Repeat the listing word for word. No pictures belong in the copy.

** BEGIN Data lines **

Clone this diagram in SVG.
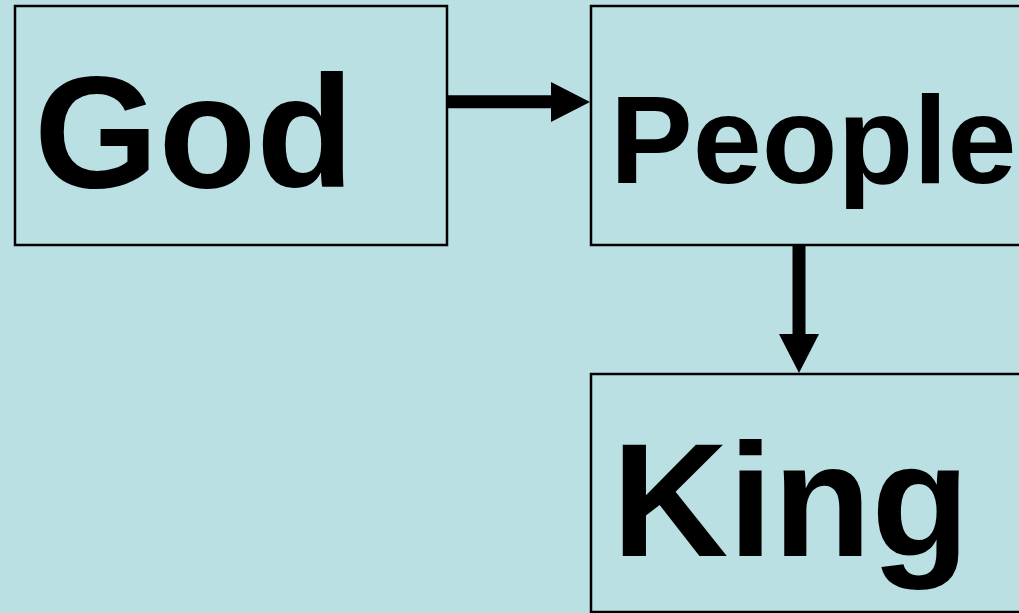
<svg xmlns="http://www.w3.org/2000/svg" width="1019" height="613" viewBox="0 0 1019 613">
<style>
.box{fill:#BAE0E4;stroke:#000;stroke-width:2.5}
.lbl{font-family:"Liberation Sans",Arial,sans-serif;font-weight:bold;fill:#000}
.conn{stroke:#000;stroke-width:13;fill:none}
.head{fill:#000}
</style>
<rect x="0" y="0" width="1019" height="613" fill="#BAE0E4"/>
<g id="god">
<rect class="box" x="15" y="6" width="432" height="239"/>
<text class="lbl" x="34" y="187" font-size="160">God</text>
</g>
<g id="people">
<rect class="box" x="591" y="6" width="440" height="239"/>
<text class="lbl" x="610" y="183" font-size="124">People</text>
</g>
<g id="king">
<rect class="box" x="591" y="374" width="440" height="238"/>
<text class="lbl" x="612" y="556" font-size="161">King</text>
</g>
<g id="connectors">
<line class="conn" x1="447" y1="101.7" x2="552" y2="101.7"/>
<polygon class="head" points="551,82 590,102 551,122"/>
<line class="conn" x1="799" y1="245" x2="799" y2="335"/>
<polygon class="head" points="779,334 819,334 799,373"/>
</g>
</svg>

** END Data lines **

◆ Complete answer ◆
Clone this diagram in SVG.
<svg xmlns="http://www.w3.org/2000/svg" width="1019" height="613" viewBox="0 0 1019 613">
<style>
.box{fill:#BAE0E4;stroke:#000;stroke-width:2.5}
.lbl{font-family:"Liberation Sans",Arial,sans-serif;font-weight:bold;fill:#000}
.conn{stroke:#000;stroke-width:13;fill:none}
.head{fill:#000}
</style>
<rect x="0" y="0" width="1019" height="613" fill="#BAE0E4"/>
<g id="god">
<rect class="box" x="15" y="6" width="432" height="239"/>
<text class="lbl" x="34" y="187" font-size="160">God</text>
</g>
<g id="people">
<rect class="box" x="591" y="6" width="440" height="239"/>
<text class="lbl" x="610" y="183" font-size="124">People</text>
</g>
<g id="king">
<rect class="box" x="591" y="374" width="440" height="238"/>
<text class="lbl" x="612" y="556" font-size="161">King</text>
</g>
<g id="connectors">
<line class="conn" x1="447" y1="101.7" x2="552" y2="101.7"/>
<polygon class="head" points="551,82 590,102 551,122"/>
<line class="conn" x1="799" y1="245" x2="799" y2="335"/>
<polygon class="head" points="779,334 819,334 799,373"/>
</g>
</svg>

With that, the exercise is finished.